Exercise>
Without the pictures, return all of the material exactly as written.

Information provided>
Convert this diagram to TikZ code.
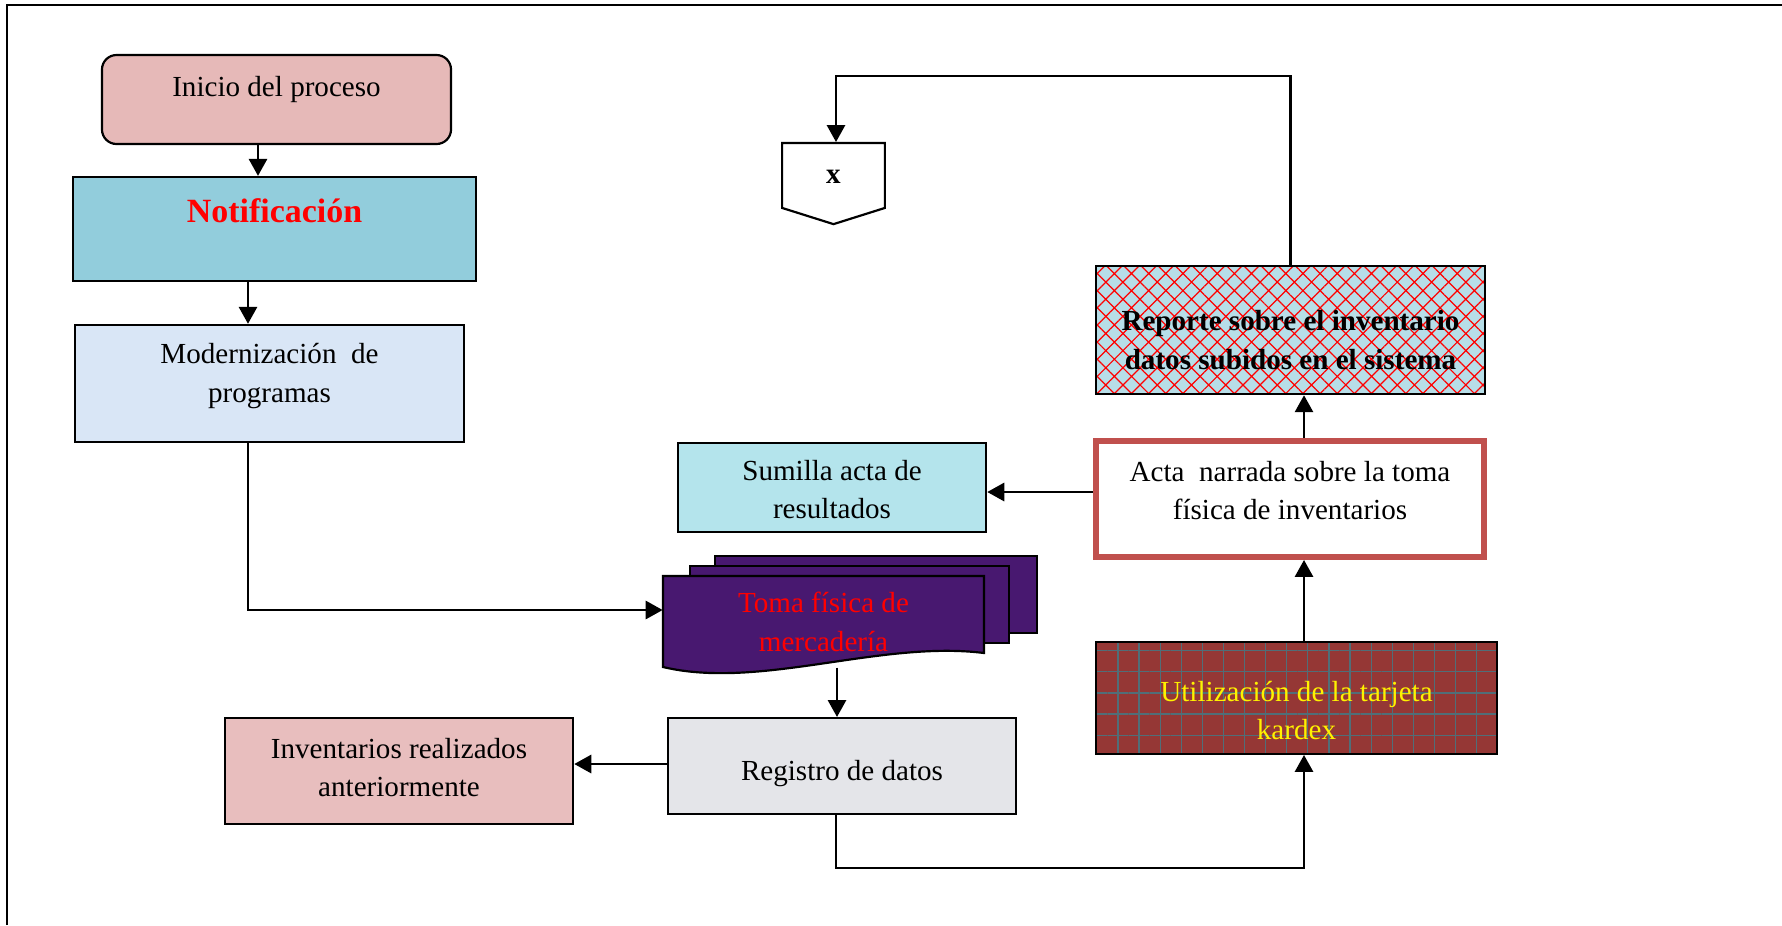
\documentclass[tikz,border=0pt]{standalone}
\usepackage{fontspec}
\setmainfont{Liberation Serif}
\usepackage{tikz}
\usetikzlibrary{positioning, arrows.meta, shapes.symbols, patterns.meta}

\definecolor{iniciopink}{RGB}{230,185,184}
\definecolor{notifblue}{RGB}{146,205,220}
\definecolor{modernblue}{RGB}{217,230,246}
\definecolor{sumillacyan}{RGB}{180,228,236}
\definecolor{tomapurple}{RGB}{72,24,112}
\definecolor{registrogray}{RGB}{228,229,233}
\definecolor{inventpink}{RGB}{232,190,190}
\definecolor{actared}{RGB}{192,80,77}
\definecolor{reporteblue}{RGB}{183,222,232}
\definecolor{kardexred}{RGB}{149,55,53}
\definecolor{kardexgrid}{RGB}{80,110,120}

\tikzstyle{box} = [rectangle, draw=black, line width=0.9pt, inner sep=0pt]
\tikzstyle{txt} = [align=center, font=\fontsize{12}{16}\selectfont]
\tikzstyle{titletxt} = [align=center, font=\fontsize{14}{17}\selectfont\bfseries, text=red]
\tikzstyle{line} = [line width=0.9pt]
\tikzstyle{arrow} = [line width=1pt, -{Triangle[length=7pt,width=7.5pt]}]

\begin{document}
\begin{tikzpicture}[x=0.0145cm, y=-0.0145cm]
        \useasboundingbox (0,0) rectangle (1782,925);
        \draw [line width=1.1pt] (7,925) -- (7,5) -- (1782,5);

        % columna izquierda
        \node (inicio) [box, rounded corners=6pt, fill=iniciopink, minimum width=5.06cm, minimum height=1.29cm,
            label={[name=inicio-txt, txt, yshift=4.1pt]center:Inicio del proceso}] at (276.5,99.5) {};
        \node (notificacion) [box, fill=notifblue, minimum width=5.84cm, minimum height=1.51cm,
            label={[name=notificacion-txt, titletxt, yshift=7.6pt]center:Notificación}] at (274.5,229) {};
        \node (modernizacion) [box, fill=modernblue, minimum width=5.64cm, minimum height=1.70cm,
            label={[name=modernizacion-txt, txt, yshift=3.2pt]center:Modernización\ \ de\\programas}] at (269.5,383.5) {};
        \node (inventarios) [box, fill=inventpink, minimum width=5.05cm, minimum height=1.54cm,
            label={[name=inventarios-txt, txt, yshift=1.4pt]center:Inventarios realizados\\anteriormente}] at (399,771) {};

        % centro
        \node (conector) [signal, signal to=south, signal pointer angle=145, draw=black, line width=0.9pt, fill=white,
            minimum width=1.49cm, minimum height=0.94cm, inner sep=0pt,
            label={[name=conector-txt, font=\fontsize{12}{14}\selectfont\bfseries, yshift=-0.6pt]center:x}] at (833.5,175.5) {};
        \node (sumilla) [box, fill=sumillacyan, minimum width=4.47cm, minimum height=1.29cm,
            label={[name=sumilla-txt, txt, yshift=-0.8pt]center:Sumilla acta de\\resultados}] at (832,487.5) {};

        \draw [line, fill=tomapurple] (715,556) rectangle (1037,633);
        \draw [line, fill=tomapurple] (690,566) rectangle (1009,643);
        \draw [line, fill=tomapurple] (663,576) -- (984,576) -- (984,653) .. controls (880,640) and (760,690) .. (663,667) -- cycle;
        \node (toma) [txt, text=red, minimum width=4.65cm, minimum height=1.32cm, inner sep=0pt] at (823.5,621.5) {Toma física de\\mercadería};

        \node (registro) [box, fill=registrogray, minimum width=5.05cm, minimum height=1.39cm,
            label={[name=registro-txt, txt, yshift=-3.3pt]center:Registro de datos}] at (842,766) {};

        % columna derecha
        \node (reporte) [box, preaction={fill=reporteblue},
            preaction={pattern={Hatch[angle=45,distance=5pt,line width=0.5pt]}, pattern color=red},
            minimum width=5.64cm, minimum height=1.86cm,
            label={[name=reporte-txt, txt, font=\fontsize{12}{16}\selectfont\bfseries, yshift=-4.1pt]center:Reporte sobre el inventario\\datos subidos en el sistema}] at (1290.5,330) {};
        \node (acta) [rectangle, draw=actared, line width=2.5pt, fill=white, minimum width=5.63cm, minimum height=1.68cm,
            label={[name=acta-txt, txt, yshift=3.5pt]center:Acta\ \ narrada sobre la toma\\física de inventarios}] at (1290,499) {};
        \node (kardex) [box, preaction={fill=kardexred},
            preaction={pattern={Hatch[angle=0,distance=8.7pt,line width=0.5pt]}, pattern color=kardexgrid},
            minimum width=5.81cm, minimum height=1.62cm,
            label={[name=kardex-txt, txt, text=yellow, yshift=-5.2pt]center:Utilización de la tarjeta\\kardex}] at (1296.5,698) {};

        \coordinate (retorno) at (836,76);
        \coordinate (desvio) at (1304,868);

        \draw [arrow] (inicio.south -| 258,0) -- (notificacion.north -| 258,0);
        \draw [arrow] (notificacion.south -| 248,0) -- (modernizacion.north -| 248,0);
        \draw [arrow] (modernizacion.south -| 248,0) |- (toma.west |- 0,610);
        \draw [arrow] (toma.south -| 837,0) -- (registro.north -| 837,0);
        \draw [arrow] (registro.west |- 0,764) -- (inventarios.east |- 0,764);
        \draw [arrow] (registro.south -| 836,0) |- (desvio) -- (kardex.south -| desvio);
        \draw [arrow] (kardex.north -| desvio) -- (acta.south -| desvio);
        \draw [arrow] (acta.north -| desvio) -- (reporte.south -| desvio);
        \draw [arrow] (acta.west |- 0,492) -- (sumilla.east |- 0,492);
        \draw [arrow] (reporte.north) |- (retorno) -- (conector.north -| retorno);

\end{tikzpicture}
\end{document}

Complete answer>
Convert this diagram to TikZ code.
\documentclass[tikz,border=0pt]{standalone}
\usepackage{fontspec}
\setmainfont{Liberation Serif}
\usepackage{tikz}
\usetikzlibrary{positioning, arrows.meta, shapes.symbols, patterns.meta}

\definecolor{iniciopink}{RGB}{230,185,184}
\definecolor{notifblue}{RGB}{146,205,220}
\definecolor{modernblue}{RGB}{217,230,246}
\definecolor{sumillacyan}{RGB}{180,228,236}
\definecolor{tomapurple}{RGB}{72,24,112}
\definecolor{registrogray}{RGB}{228,229,233}
\definecolor{inventpink}{RGB}{232,190,190}
\definecolor{actared}{RGB}{192,80,77}
\definecolor{reporteblue}{RGB}{183,222,232}
\definecolor{kardexred}{RGB}{149,55,53}
\definecolor{kardexgrid}{RGB}{80,110,120}

\tikzstyle{box} = [rectangle, draw=black, line width=0.9pt, inner sep=0pt]
\tikzstyle{txt} = [align=center, font=\fontsize{12}{16}\selectfont]
\tikzstyle{titletxt} = [align=center, font=\fontsize{14}{17}\selectfont\bfseries, text=red]
\tikzstyle{line} = [line width=0.9pt]
\tikzstyle{arrow} = [line width=1pt, -{Triangle[length=7pt,width=7.5pt]}]

\begin{document}
\begin{tikzpicture}[x=0.0145cm, y=-0.0145cm]
        \useasboundingbox (0,0) rectangle (1782,925);
        \draw [line width=1.1pt] (7,925) -- (7,5) -- (1782,5);

        % columna izquierda
        \node (inicio) [box, rounded corners=6pt, fill=iniciopink, minimum width=5.06cm, minimum height=1.29cm,
            label={[name=inicio-txt, txt, yshift=4.1pt]center:Inicio del proceso}] at (276.5,99.5) {};
        \node (notificacion) [box, fill=notifblue, minimum width=5.84cm, minimum height=1.51cm,
            label={[name=notificacion-txt, titletxt, yshift=7.6pt]center:Notificación}] at (274.5,229) {};
        \node (modernizacion) [box, fill=modernblue, minimum width=5.64cm, minimum height=1.70cm,
            label={[name=modernizacion-txt, txt, yshift=3.2pt]center:Modernización\ \ de\\programas}] at (269.5,383.5) {};
        \node (inventarios) [box, fill=inventpink, minimum width=5.05cm, minimum height=1.54cm,
            label={[name=inventarios-txt, txt, yshift=1.4pt]center:Inventarios realizados\\anteriormente}] at (399,771) {};

        % centro
        \node (conector) [signal, signal to=south, signal pointer angle=145, draw=black, line width=0.9pt, fill=white,
            minimum width=1.49cm, minimum height=0.94cm, inner sep=0pt,
            label={[name=conector-txt, font=\fontsize{12}{14}\selectfont\bfseries, yshift=-0.6pt]center:x}] at (833.5,175.5) {};
        \node (sumilla) [box, fill=sumillacyan, minimum width=4.47cm, minimum height=1.29cm,
            label={[name=sumilla-txt, txt, yshift=-0.8pt]center:Sumilla acta de\\resultados}] at (832,487.5) {};

        \draw [line, fill=tomapurple] (715,556) rectangle (1037,633);
        \draw [line, fill=tomapurple] (690,566) rectangle (1009,643);
        \draw [line, fill=tomapurple] (663,576) -- (984,576) -- (984,653) .. controls (880,640) and (760,690) .. (663,667) -- cycle;
        \node (toma) [txt, text=red, minimum width=4.65cm, minimum height=1.32cm, inner sep=0pt] at (823.5,621.5) {Toma física de\\mercadería};

        \node (registro) [box, fill=registrogray, minimum width=5.05cm, minimum height=1.39cm,
            label={[name=registro-txt, txt, yshift=-3.3pt]center:Registro de datos}] at (842,766) {};

        % columna derecha
        \node (reporte) [box, preaction={fill=reporteblue},
            preaction={pattern={Hatch[angle=45,distance=5pt,line width=0.5pt]}, pattern color=red},
            minimum width=5.64cm, minimum height=1.86cm,
            label={[name=reporte-txt, txt, font=\fontsize{12}{16}\selectfont\bfseries, yshift=-4.1pt]center:Reporte sobre el inventario\\datos subidos en el sistema}] at (1290.5,330) {};
        \node (acta) [rectangle, draw=actared, line width=2.5pt, fill=white, minimum width=5.63cm, minimum height=1.68cm,
            label={[name=acta-txt, txt, yshift=3.5pt]center:Acta\ \ narrada sobre la toma\\física de inventarios}] at (1290,499) {};
        \node (kardex) [box, preaction={fill=kardexred},
            preaction={pattern={Hatch[angle=0,distance=8.7pt,line width=0.5pt]}, pattern color=kardexgrid},
            minimum width=5.81cm, minimum height=1.62cm,
            label={[name=kardex-txt, txt, text=yellow, yshift=-5.2pt]center:Utilización de la tarjeta\\kardex}] at (1296.5,698) {};

        \coordinate (retorno) at (836,76);
        \coordinate (desvio) at (1304,868);

        \draw [arrow] (inicio.south -| 258,0) -- (notificacion.north -| 258,0);
        \draw [arrow] (notificacion.south -| 248,0) -- (modernizacion.north -| 248,0);
        \draw [arrow] (modernizacion.south -| 248,0) |- (toma.west |- 0,610);
        \draw [arrow] (toma.south -| 837,0) -- (registro.north -| 837,0);
        \draw [arrow] (registro.west |- 0,764) -- (inventarios.east |- 0,764);
        \draw [arrow] (registro.south -| 836,0) |- (desvio) -- (kardex.south -| desvio);
        \draw [arrow] (kardex.north -| desvio) -- (acta.south -| desvio);
        \draw [arrow] (acta.north -| desvio) -- (reporte.south -| desvio);
        \draw [arrow] (acta.west |- 0,492) -- (sumilla.east |- 0,492);
        \draw [arrow] (reporte.north) |- (retorno) -- (conector.north -| retorno);

\end{tikzpicture}
\end{document}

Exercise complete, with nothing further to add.